Do sound and audio files have to be the same length?
waszee opened this issue · comments
I looked at the audio chirp exercise posted as an extra example in chapter 4. It and the discussion of making an array stack of sounds seems to imply that they should all have the same time length or handled using embedding. I am interested in visual patterns of Morse Code sounds and wrote some code exercises to make the patterns as numpy and tensor arrays, but I don't think they are going to work for deep learning input so need help., see waszee repo SignalStudies_RF if interested. The problem I am wrestling with is how to standardize the audio patterns to feed the learning exercise.
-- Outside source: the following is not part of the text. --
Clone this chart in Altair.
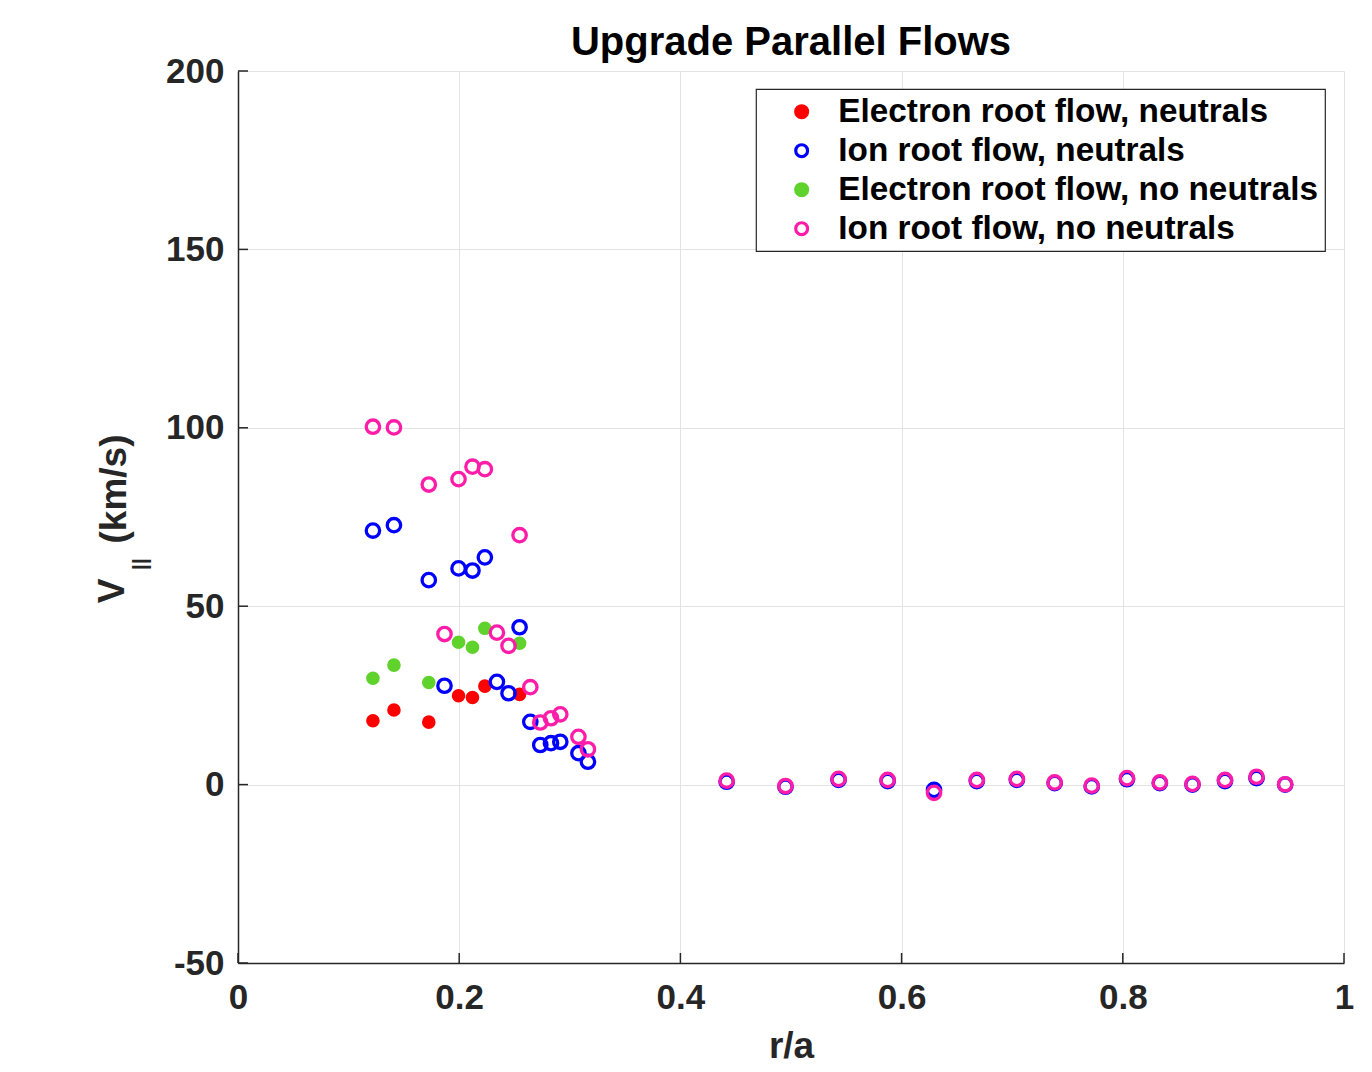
import altair as alt
import pandas as pd

# Radial positions (r/a) where the electron-root solution exists
r_electron = [0.122, 0.141, 0.1725, 0.1994, 0.212, 0.2232, 0.2546]
v_electron_neutrals = [17.9, 20.9, 17.5, 24.9, 24.4, 27.6, 25.3]
v_electron_no_neutrals = [29.8, 33.5, 28.6, 39.9, 38.5, 43.8, 39.6]

# Radial positions (r/a) where the ion-root solution exists
r_ion = [0.122, 0.141, 0.1725, 0.1867, 0.1994, 0.212, 0.2232, 0.2341, 0.2446,
         0.2546, 0.2643, 0.2733, 0.283, 0.2914, 0.3078, 0.3164,
         0.4418, 0.495, 0.543, 0.5874, 0.6293, 0.668, 0.7042, 0.7384,
         0.7719, 0.8038, 0.8335, 0.863, 0.8924, 0.9209, 0.9468]
v_ion_neutrals = [71.2, 72.7, 57.3, 27.7, 60.6, 60.0, 63.7, 28.8, 25.6,
                  44.1, 17.6, 11.1, 11.6, 12.0, 8.8, 6.4,
                  0.8, -0.6, 1.3, 1.0, -1.5, 1.0, 1.3, 0.4,
                  -0.5, 1.5, 0.4, 0.0, 1.0, 1.8, 0.0]
v_ion_no_neutrals = [100.3, 100.1, 84.1, 42.2, 85.6, 89.1, 88.4, 42.6, 38.9,
                     69.9, 27.3, 17.4, 18.6, 19.7, 13.4, 9.9,
                     1.1, -0.4, 1.6, 1.3, -2.3, 1.3, 1.6, 0.6,
                     -0.3, 1.8, 0.6, 0.2, 1.3, 2.2, 0.1]

series_names = [
    "Electron root flow, neutrals",
    "Ion root flow, neutrals",
    "Electron root flow, no neutrals",
    "Ion root flow, no neutrals",
]
stroke_colors = ["#ff0000", "#0000ff", "#5fd22c", "#ff1ca8"]
fill_colors = ["#ff0000", "transparent", "#5fd22c", "transparent"]

x_ticks = [0, 0.2, 0.4, 0.6, 0.8, 1]
y_ticks = [-50, 0, 50, 100, 150, 200]

rows = []
for i, (rs, vs) in enumerate([
    (r_electron, v_electron_neutrals),
    (r_ion, v_ion_neutrals),
    (r_electron, v_electron_no_neutrals),
    (r_ion, v_ion_no_neutrals),
]):
    for r, v in zip(rs, vs):
        rows.append({"r": r, "v": v, "series": series_names[i], "idx": i})
df = pd.DataFrame(rows)

FONT = "Liberation Sans"
AXIS_COLOR = "#262626"
W, H = 1106, 892

x_scale = alt.Scale(domain=[0, 1], nice=False, zero=False)
y_scale = alt.Scale(domain=[-50, 200], nice=False, zero=False)

# Ion-root series (odd idx) are open circles, electron-root series are solid dots
is_open = "datum.idx % 2 == 1"

legend = alt.Legend(title=None, symbolStrokeWidth=3.2, symbolSize=140)

points = alt.Chart(df).mark_point(shape="circle", opacity=1).encode(
    x=alt.X("r:Q", scale=x_scale,
            axis=alt.Axis(title="r/a", values=x_ticks, labelExpr="toString(datum.value)")),
    y=alt.Y("v:Q", scale=y_scale,
            axis=alt.Axis(title=None, values=y_ticks, labelExpr="toString(datum.value)")),
    stroke=alt.Stroke("series:N", scale=alt.Scale(domain=series_names, range=stroke_colors),
                      legend=legend),
    fill=alt.Fill("series:N", scale=alt.Scale(domain=series_names, range=fill_colors),
                  legend=legend),
    strokeWidth=alt.condition(is_open, alt.value(3.3), alt.value(0)),
    size=alt.condition(is_open, alt.value(180), alt.value(185)),
    order=alt.Order("idx:Q"),
)

# Short inward tick marks along the left and bottom axes
x_tick_marks = alt.Chart(pd.DataFrame({"r": x_ticks})).mark_rule(
    color=AXIS_COLOR, strokeWidth=1.5
).encode(x=alt.X("r:Q", scale=x_scale), y=alt.value(H), y2=alt.value(H - 10))

y_tick_marks = alt.Chart(pd.DataFrame({"v": y_ticks})).mark_rule(
    color=AXIS_COLOR, strokeWidth=1.5
).encode(y=alt.Y("v:Q", scale=y_scale), x=alt.value(0), x2=alt.value(10))

# Rotated y-axis title: V with a "||" subscript, then the unit
title_style = dict(font=FONT, fontWeight="bold", color=AXIS_COLOR, angle=270,
                   align="center", baseline="middle")
y_title_v = alt.Chart(pd.DataFrame({"t": ["V"]})).mark_text(
    fontSize=37, **title_style
).encode(text="t:N", x=alt.value(-125), y=alt.value(520))
y_title_sub = alt.Chart(pd.DataFrame({"t": ["||"]})).mark_text(
    fontSize=21, **title_style
).encode(text="t:N", x=alt.value(-97), y=alt.value(493))
y_title_unit = alt.Chart(pd.DataFrame({"t": ["(km/s)"]})).mark_text(
    fontSize=37, **title_style
).encode(text="t:N", x=alt.value(-123), y=alt.value(418))

chart = alt.layer(
    points, x_tick_marks, y_tick_marks, y_title_v, y_title_sub, y_title_unit
).properties(
    width=W,
    height=H,
    title=alt.Title("Upgrade Parallel Flows", font=FONT, fontSize=40,
                    fontWeight="bold", color="#000000", offset=-9),
    autosize=alt.AutoSizeParams(type="none"),
    padding={"left": 238, "top": 71, "right": 28, "bottom": 109},
).configure_view(
    stroke=None
).configure_axis(
    labelFont=FONT, labelFontSize=35, labelFontWeight="bold", labelColor=AXIS_COLOR,
    titleFont=FONT, titleFontSize=37, titleFontWeight="bold", titleColor=AXIS_COLOR,
    domainColor=AXIS_COLOR, domainWidth=1.5,
    tickSize=0, grid=True, gridColor="#e3e3e3", gridWidth=1,
).configure_axisX(
    labelPadding=17, titlePadding=13, labelFlush=False,
).configure_axisY(
    labelPadding=14,
).configure_legend(
    orient="none", legendX=518, legendY=18,
    strokeColor="#262626", strokeWidth=1.2, fillColor="#ffffff",
    padding=6, labelFont=FONT, labelFontSize=33.3, labelFontWeight="bold",
    labelColor="#000000", labelOffset=20, symbolOffset=23,
    symbolType="circle", rowPadding=5,
    labelLimit=1000,
)

chart.save("out.html", embed_options={"renderer": "svg", "actions": False})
For example the letter "e" is just a single dit long but the letter "b" is dah dit dit dit long and common pattrens include stings like "CQ CQ de ....". The numpy files I built have a variable length string of sound pulses that depend on the pulse pattern and the sending speed. The audio chirp example seems to say we can make the sounds same length, I wonder if anybody has suggestions as to how to handle the vairable lengths to make common array images for all of the patterns of sound needed to decode the sounds. I suspect the natural language guys have dealt with the issue as vocal words have different lengths but I did not see any references here or in the text as to where to look. Please offer suggestions as to how to handle the embedding? Still learning how to tag targets to the patterns too. I am very new to PyTorch.
The typical thing to do is padding. For this, you'd want to group items with similar length.